Утро одного дня
Холодным осенним утром мы с коллегой отправились в близлежащий городок с намерением провести утро в гинекологическом отделении больницы. Приехали мы рано, до начала приема. Никого еще не было. Вскоре пришла медсестра и включила свет, затем появилась вторая; напевая, она вкатила массивный столик, на котором лежал пакет с надписью "стерильно вероятно, инструменты. Из кабинета послышался смех и донесся запах дыма и кофе. Кажется, сестры были в прекрасном настроении.
Когда мы уже решили, что никто не придет на аборт, вошла молодая женщина. Спросила, свободно ли, и, не дожидаясь ответа, села. Закурила, видимо нервничая, и сразу же заговорила:
- Наверное, и вы привели кого-нибудь на аборт. Мне 27 лет, но я считаю, мне рано иметь ребенка. Я еще учусь. Мой друг не против, чтобы мы поженились, завели семью, детей, но это можно сделать и потом, после учебы. Я побоялась сказать ему, что беременна. Он ни за что не согласился бы на аборт...
Я не знал, с чего начать, взглянул на коллегу, но он уже с кем-то беседовал. Приемная наполнилась, был слышен гул многих голосов. И я начал говорить. Я умолял ее не убивать своего ребенка, рассказывал о жизни человека до рождения, о вреде аборта, о проблемах, которые у нее возникнут. Я не мог поверить, что ребенок, уже живущий в ней, будет вскоре убит.
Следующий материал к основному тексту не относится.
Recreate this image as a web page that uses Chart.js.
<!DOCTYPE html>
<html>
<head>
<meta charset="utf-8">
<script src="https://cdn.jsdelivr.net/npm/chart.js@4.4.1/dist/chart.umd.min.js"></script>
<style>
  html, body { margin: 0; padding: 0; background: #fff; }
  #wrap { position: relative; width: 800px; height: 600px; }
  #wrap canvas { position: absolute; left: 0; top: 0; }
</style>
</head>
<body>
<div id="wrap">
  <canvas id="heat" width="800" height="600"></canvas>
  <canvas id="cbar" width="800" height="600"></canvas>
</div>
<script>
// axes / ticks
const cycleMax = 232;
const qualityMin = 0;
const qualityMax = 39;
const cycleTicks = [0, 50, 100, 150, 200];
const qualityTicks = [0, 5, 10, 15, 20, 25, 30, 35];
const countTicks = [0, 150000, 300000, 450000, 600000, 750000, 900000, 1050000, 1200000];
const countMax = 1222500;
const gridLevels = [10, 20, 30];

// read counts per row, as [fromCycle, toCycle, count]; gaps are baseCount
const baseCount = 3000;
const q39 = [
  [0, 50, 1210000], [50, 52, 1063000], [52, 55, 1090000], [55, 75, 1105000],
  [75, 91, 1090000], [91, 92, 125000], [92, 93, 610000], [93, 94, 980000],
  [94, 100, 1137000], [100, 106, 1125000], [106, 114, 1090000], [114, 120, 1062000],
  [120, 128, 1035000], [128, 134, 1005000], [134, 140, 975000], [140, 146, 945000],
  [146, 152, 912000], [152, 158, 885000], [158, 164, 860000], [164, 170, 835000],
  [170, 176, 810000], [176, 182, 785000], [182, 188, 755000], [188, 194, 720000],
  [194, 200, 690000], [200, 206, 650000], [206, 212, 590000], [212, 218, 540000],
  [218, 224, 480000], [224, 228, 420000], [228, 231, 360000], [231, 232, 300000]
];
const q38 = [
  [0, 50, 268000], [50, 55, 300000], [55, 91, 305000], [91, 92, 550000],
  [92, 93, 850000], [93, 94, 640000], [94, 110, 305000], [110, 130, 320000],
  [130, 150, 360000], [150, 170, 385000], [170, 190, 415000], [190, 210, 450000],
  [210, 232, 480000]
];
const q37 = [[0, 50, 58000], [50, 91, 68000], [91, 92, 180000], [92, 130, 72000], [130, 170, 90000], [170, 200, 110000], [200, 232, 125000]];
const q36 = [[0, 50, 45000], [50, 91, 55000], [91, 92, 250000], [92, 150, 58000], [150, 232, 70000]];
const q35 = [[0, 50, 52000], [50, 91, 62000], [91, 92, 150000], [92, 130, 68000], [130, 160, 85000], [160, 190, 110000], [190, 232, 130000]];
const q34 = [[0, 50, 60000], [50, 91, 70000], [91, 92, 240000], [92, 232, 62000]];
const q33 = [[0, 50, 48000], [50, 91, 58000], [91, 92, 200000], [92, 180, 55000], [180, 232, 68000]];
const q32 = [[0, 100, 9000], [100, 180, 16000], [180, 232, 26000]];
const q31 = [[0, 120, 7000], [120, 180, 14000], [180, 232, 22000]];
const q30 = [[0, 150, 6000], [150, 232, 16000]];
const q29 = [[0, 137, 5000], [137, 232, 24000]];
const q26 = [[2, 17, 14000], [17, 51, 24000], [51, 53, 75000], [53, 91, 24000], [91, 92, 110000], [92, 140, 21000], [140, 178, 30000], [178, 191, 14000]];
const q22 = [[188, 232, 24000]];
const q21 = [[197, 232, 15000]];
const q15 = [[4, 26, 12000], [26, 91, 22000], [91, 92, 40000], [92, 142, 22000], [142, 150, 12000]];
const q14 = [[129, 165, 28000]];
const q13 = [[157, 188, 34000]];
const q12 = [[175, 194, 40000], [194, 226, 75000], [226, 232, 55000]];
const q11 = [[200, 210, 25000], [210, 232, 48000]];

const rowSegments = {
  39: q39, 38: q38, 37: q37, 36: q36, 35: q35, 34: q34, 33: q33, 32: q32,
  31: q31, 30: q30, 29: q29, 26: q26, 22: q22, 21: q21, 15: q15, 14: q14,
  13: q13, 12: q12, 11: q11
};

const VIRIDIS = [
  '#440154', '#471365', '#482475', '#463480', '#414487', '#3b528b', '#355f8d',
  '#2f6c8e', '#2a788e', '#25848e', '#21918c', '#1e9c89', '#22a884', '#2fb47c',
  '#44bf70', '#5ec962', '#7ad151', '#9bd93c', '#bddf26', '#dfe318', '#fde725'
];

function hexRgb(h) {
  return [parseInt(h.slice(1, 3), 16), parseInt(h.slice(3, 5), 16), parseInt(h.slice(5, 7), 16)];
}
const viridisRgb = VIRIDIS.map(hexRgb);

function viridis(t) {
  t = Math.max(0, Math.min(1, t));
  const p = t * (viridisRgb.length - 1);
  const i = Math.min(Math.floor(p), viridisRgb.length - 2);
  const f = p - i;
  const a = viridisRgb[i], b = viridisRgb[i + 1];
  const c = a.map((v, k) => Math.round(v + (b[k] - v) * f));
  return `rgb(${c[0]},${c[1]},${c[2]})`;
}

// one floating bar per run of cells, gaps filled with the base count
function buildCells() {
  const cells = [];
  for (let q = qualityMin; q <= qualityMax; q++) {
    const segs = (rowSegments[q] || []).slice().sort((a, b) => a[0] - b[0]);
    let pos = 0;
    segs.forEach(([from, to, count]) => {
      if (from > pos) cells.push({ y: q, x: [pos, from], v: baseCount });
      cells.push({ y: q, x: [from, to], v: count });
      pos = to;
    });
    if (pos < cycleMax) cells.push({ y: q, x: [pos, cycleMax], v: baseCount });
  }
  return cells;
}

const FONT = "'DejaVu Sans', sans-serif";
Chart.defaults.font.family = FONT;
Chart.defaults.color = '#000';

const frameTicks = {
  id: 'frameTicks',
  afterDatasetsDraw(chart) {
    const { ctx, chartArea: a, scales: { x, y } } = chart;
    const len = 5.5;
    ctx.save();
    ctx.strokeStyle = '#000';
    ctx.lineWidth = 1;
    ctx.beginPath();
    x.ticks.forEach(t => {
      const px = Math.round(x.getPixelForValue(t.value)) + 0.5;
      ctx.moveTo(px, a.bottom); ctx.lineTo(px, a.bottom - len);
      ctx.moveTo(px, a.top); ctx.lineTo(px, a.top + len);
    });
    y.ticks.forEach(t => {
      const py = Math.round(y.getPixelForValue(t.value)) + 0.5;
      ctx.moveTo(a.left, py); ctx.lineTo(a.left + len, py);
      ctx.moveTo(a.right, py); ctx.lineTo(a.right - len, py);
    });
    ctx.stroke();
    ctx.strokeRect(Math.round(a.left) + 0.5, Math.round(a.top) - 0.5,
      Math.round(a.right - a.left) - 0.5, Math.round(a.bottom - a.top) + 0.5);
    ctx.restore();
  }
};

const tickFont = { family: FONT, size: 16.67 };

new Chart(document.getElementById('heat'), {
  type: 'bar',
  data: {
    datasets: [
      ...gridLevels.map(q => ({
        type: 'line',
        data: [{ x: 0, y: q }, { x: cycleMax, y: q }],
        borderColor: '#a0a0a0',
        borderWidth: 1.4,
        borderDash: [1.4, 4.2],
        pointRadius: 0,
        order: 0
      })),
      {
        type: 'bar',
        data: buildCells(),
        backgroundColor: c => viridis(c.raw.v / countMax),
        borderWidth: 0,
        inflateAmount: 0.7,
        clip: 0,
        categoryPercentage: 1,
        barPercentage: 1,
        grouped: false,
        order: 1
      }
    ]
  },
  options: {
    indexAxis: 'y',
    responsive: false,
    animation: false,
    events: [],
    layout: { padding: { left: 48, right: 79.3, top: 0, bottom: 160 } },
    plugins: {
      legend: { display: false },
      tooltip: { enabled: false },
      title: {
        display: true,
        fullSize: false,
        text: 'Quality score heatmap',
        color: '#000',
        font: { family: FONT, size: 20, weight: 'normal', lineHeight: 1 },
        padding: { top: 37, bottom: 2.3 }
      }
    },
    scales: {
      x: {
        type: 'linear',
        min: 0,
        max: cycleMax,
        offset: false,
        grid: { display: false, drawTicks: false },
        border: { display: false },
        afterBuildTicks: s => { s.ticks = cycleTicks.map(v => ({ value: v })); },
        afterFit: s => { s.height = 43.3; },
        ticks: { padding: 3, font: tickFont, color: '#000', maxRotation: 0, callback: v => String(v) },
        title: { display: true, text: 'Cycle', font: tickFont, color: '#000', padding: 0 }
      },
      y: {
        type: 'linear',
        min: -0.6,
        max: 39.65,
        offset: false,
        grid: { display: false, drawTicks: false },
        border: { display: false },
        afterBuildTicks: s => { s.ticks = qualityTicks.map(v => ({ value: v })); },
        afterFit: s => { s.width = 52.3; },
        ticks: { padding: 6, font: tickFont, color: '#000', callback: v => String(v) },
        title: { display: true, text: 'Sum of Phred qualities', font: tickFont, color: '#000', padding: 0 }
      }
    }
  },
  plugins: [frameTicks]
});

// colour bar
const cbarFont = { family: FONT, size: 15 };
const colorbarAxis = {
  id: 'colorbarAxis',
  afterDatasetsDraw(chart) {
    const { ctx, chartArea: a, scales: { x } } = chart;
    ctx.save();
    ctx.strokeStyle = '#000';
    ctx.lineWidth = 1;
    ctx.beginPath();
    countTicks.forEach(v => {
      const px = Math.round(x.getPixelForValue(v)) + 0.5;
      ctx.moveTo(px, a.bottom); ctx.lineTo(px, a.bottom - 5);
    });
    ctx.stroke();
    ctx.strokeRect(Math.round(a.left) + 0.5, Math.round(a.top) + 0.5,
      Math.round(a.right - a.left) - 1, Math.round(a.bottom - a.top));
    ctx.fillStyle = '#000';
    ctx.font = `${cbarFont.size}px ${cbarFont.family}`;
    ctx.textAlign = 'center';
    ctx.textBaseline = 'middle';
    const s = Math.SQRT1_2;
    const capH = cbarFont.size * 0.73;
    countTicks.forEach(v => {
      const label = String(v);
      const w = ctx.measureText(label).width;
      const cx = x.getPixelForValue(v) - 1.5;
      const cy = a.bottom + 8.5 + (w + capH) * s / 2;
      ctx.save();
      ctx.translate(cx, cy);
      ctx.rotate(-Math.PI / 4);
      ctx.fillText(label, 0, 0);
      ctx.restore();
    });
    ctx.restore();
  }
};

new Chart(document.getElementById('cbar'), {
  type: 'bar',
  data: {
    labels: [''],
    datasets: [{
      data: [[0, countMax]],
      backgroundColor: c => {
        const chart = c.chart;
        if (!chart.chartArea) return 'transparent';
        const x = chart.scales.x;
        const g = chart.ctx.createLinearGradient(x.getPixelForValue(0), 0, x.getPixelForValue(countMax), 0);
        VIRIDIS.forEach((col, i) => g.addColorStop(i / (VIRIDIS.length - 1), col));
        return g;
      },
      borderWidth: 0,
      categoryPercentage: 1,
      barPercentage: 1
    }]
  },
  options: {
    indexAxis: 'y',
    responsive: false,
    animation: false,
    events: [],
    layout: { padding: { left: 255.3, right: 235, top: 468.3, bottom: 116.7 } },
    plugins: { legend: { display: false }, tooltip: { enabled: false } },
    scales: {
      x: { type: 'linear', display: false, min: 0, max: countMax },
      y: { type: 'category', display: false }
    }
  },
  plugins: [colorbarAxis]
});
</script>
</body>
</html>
Я просил, умолял, но безуспешно. Как только появилась медсестра и сказала: "Кто заплатил, может войти", она встала и вошла в кабинет, откуда послышался звук инструментов.
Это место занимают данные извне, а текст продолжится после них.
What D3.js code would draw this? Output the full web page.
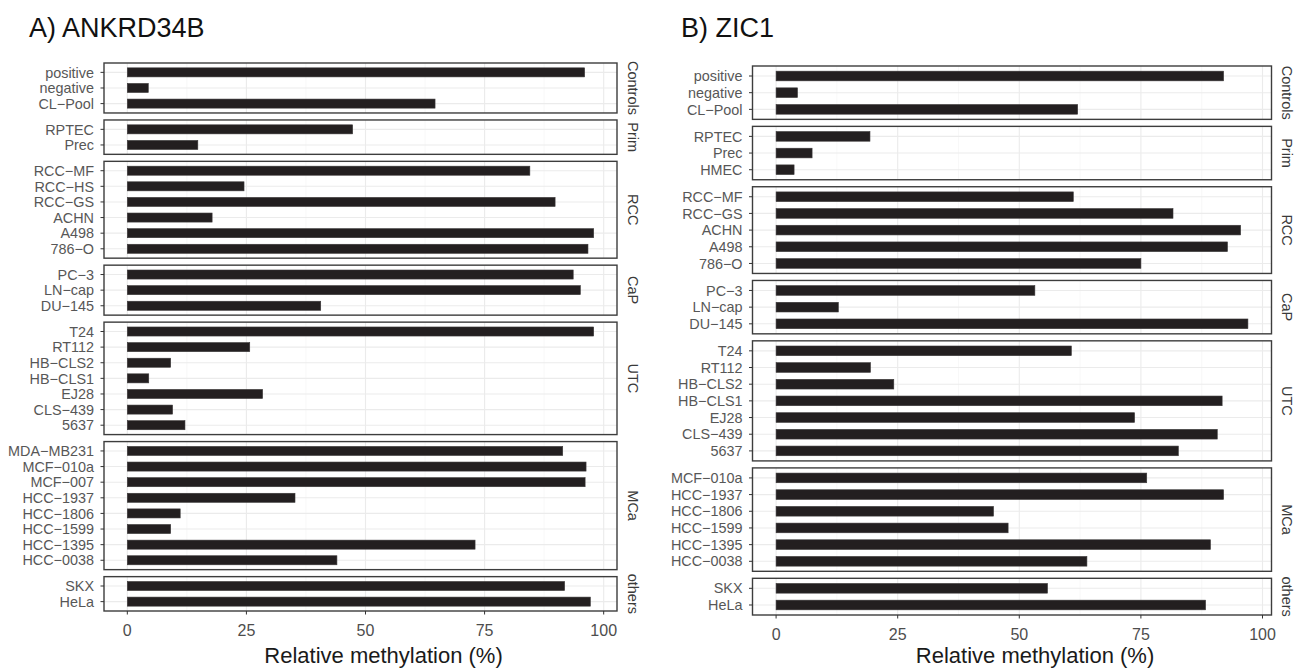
<!DOCTYPE html>
<html>
<head>
<meta charset="utf-8">
<script src="https://cdn.jsdelivr.net/npm/d3@7"></script>
<style>
  body { margin: 0; background: #fff; }
  svg { display: block; font-family: "Liberation Sans", Arial, sans-serif; }
  .grid-major { stroke: #ebebeb; stroke-width: 1.1; }
  .grid-minor { stroke: #f4f4f4; stroke-width: 0.6; }
  .frame { fill: none; stroke: #3d3d3d; stroke-width: 1.4; }
  .tick { stroke: #333; stroke-width: 1; }
  .lbl { fill: #575757; font-size: 14.4px; }
  .xlbl { fill: #4d4d4d; font-size: 16px; }
  .strip { fill: #3a3a3a; font-size: 14.5px; }
</style>
</head>
<body>
<script>
var width = 1295,
    height = 668;

var groups = ["Controls", "Prim", "RCC", "CaP", "UTC", "MCa", "others"];
var xTicks = [0, 25, 50, 75, 100];
var xMinor = [12.5, 37.5, 62.5, 87.5];

// A) ANKRD34B
var ankCells = ["positive", "negative", "CL-Pool",
  "RPTEC", "Prec",
  "RCC-MF", "RCC-HS", "RCC-GS", "ACHN", "A498", "786-O",
  "PC-3", "LN-cap", "DU-145",
  "T24", "RT112", "HB-CLS2", "HB-CLS1", "EJ28", "CLS-439", "5637",
  "MDA-MB231", "MCF-010a", "MCF-007", "HCC-1937", "HCC-1806", "HCC-1599", "HCC-1395", "HCC-0038",
  "SKX", "HeLa"];
var ankGroup = ["Controls", "Controls", "Controls",
  "Prim", "Prim",
  "RCC", "RCC", "RCC", "RCC", "RCC", "RCC",
  "CaP", "CaP", "CaP",
  "UTC", "UTC", "UTC", "UTC", "UTC", "UTC", "UTC",
  "MCa", "MCa", "MCa", "MCa", "MCa", "MCa", "MCa", "MCa",
  "others", "others"];
var ankValues = [96.0, 4.4, 64.6,
  47.3, 14.8,
  84.5, 24.5, 89.8, 17.8, 97.9, 96.7,
  93.6, 95.1, 40.6,
  97.9, 25.7, 9.1, 4.5, 28.4, 9.5, 12.1,
  91.4, 96.3, 96.1, 35.2, 11.1, 9.1, 73.0, 44.0,
  91.8, 97.2];

// B) ZIC1
var zicCells = ["positive", "negative", "CL-Pool",
  "RPTEC", "Prec", "HMEC",
  "RCC-MF", "RCC-GS", "ACHN", "A498", "786-O",
  "PC-3", "LN-cap", "DU-145",
  "T24", "RT112", "HB-CLS2", "HB-CLS1", "EJ28", "CLS-439", "5637",
  "MCF-010a", "HCC-1937", "HCC-1806", "HCC-1599", "HCC-1395", "HCC-0038",
  "SKX", "HeLa"];
var zicGroup = ["Controls", "Controls", "Controls",
  "Prim", "Prim", "Prim",
  "RCC", "RCC", "RCC", "RCC", "RCC",
  "CaP", "CaP", "CaP",
  "UTC", "UTC", "UTC", "UTC", "UTC", "UTC", "UTC",
  "MCa", "MCa", "MCa", "MCa", "MCa", "MCa",
  "others", "others"];
var zicValues = [92.0, 4.4, 62.0,
  19.3, 7.4, 3.7,
  61.1, 81.6, 95.5, 92.8, 75.0,
  53.2, 12.8, 97.0,
  60.7, 19.4, 24.2, 91.7, 73.7, 90.7, 82.7,
  76.2, 92.0, 44.7, 47.7, 89.3, 63.9,
  55.8, 88.3];

var svg = d3.select("body")
  .append("svg")
  .attr("width", width)
  .attr("height", height);

function drawPanel(opt) {
  var rows = opt.cells.map(function(c, i) {
    return { cell: c, group: opt.group[i], value: opt.values[i] };
  });
  var maxV = d3.max(opt.values);
  var x = d3.scaleLinear()
    .domain([-0.05 * maxV, 1.05 * maxV])
    .range([opt.left, opt.right]);

  var gap = 7;
  var facets = groups.map(function(g) {
    return { name: g, rows: rows.filter(function(r) { return r.group === g; }) };
  });
  var units = d3.sum(facets, function(f) { return f.rows.length + 0.2; });
  var u = (opt.bottom - opt.top - gap * (facets.length - 1)) / units;

  var g = svg.append("g");
  var cursor = opt.top;

  facets.forEach(function(f) {
    var h = (f.rows.length + 0.2) * u;
    var y = d3.scalePoint()
      .domain(f.rows.map(function(r) { return r.cell; }))
      .range([cursor, cursor + h])
      .padding(0.6);
    var fg = g.append("g");

    fg.selectAll(".grid-minor")
      .data(xMinor)
      .enter().append("line")
      .attr("class", "grid-minor")
      .attr("x1", function(d) { return x(d); })
      .attr("x2", function(d) { return x(d); })
      .attr("y1", cursor).attr("y2", cursor + h);

    fg.selectAll(".gx")
      .data(xTicks)
      .enter().append("line")
      .attr("class", "grid-major gx")
      .attr("x1", function(d) { return x(d); })
      .attr("x2", function(d) { return x(d); })
      .attr("y1", cursor).attr("y2", cursor + h);

    fg.selectAll(".gy")
      .data(f.rows)
      .enter().append("line")
      .attr("class", "grid-major gy")
      .attr("x1", opt.left).attr("x2", opt.right)
      .attr("y1", function(d) { return y(d.cell); })
      .attr("y2", function(d) { return y(d.cell); });

    var bh = 0.58 * u;
    fg.selectAll("rect.bar")
      .data(f.rows)
      .enter().append("rect")
      .attr("class", "bar")
      .attr("x", x(0))
      .attr("y", function(d) { return y(d.cell) - bh / 2; })
      .attr("width", function(d) { return x(d.value) - x(0); })
      .attr("height", bh)
      .attr("fill", "#231f20")
      .attr("stroke", "#3a3738")
      .attr("stroke-width", 0.6);

    fg.append("rect")
      .attr("class", "frame")
      .attr("x", opt.left).attr("y", cursor)
      .attr("width", opt.right - opt.left).attr("height", h);

    fg.selectAll(".ytick")
      .data(f.rows)
      .enter().append("line")
      .attr("class", "tick ytick")
      .attr("x1", opt.left - 3.5).attr("x2", opt.left)
      .attr("y1", function(d) { return y(d.cell); })
      .attr("y2", function(d) { return y(d.cell); });

    fg.selectAll(".lbl")
      .data(f.rows)
      .enter().append("text")
      .attr("class", "lbl")
      .attr("x", opt.left - 10)
      .attr("y", function(d) { return y(d.cell); })
      .attr("dy", "0.36em")
      .attr("text-anchor", "end")
      .text(function(d) { return d.cell.replace(/-/g, "\u2212"); });

    var cy = cursor + h / 2;
    fg.append("text")
      .attr("class", "strip")
      .attr("text-anchor", "middle")
      .attr("transform", "translate(" + (opt.right + 7) + "," + cy + ") rotate(90)")
      .attr("dy", "-0.25em")
      .text(f.name);

    cursor += h + gap;
  });

  // x axis
  var ax = g.append("g");
  ax.selectAll(".xtick")
    .data(xTicks)
    .enter().append("line")
    .attr("class", "tick xtick")
    .attr("x1", function(d) { return x(d); })
    .attr("x2", function(d) { return x(d); })
    .attr("y1", opt.bottom).attr("y2", opt.bottom + 3.5);
  ax.selectAll(".xlbl")
    .data(xTicks)
    .enter().append("text")
    .attr("class", "xlbl")
    .attr("x", function(d) { return x(d); })
    .attr("y", opt.bottom + 25)
    .attr("text-anchor", "middle")
    .text(function(d) { return d; });

  g.append("text")
    .attr("x", (opt.left + opt.right) / 2 + 23)
    .attr("y", 663)
    .attr("text-anchor", "middle")
    .attr("font-size", 22)
    .attr("fill", "#1a1a1a")
    .text("Relative methylation (%)");

  g.append("text")
    .attr("x", opt.titleX)
    .attr("y", 37)
    .attr("font-size", 27)
    .attr("fill", "#111")
    .text(opt.title);
}

drawPanel({
  title: "A) ANKRD34B", titleX: 29,
  cells: ankCells, group: ankGroup, values: ankValues,
  left: 104, right: 617, top: 63, bottom: 611
});

drawPanel({
  title: "B) ZIC1", titleX: 681,
  cells: zicCells, group: zicGroup, values: zicValues,
  left: 752.5, right: 1271.5, top: 66, bottom: 615
});
</script>
</body>
</html>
"Как странно, подумал я, вместо звона колоколов в соседней церкви эти люди слушают звон инструментов убийства". Ожидавшие аборта женщины слышали наш разговор, и одна из них спросила меня:
- Это правда, что мой ребенок уже жив? Я беременна 6 недель, а мне сказали, что он оживает только через три месяца.
- Да, госпожа, ребенок жив - жив с момента зачатия. Его сердце начинает биться, когда вы еще даже не подозреваете, что беременны. На 18-21-й день после зачатия оно гонит по сосудам кровь. Ваш ребенок уже сейчас делает движения головой и телом, как новорожденный! - ответил я.
- Неужели! А мне сказали, что это всего лишь комочек... Нет, я не буду делать аборта. Я люблю своего малыша, который ждет меня дома. Я не могу этого сделать!
Как радостно было это слышать, но сколько еще таких женщин в ежедневных очередях в этот страшный кабинет, которым никто не говорит о вреде аборта, о том, что ребенок живет до рождения, у врача не находится для них времени. Моя собеседница ушла и вскоре вернулась с мужем. "Что-то он мне сейчас скажет?"- подумал я. А он тихо проговорил:
- Господин доктор, благодарю вас, жена решила родить и этого ребенка. Знаете, в эти дни она была какой-то другой и не слушала меня.
Я долго разговаривал с женщинами. Они решились на аборт - и никто не отговаривал их от этого. Более того, одну из них, беременную четвертым ребенком, медсестры подняли на смех, уговаривая на аборт и обещая сделать его еще по старой цене.
В то утро нам с коллегой удалось сохранить жизнь пятерых детей. И на лицах их будущих матерей после этого решения появилась улыбка. Они ушли из больницы преображенными.
Труднее всего было убедить одну из присутствующих - коллега говорил с ней больше часа. Но помощь явилась неожиданно. В приемной сидела женщина лет тридцати пяти. Она долго прислушивалась к разговору, а потом вдруг подошла и громко сказала:
- Много бы я дала, чтобы быть сейчас на твоем месте. Роди этого ребенка, дай ему жить, а себя не лишай счастья материнства. Семь лет назад я сделала аборт - и сейчас никакой врач мне не поможет. Я не могу иметь детей.
Эти слова оказались решающими. Наша собеседница изменилась в лице; помолчав, она сказала:
- Да, я рожу своего ребенка! - И слава Богу, ушла из этой бойни!
В то утро я понял, что должен найти людей, которые пошли бы утром в гинекологические отделения - на лобное место, где умирает Страна, и просили бы о помиловании маленьких осужденных на смерть, которые ждут казни в мрачных холодных темницах с решетками из материнского сердца.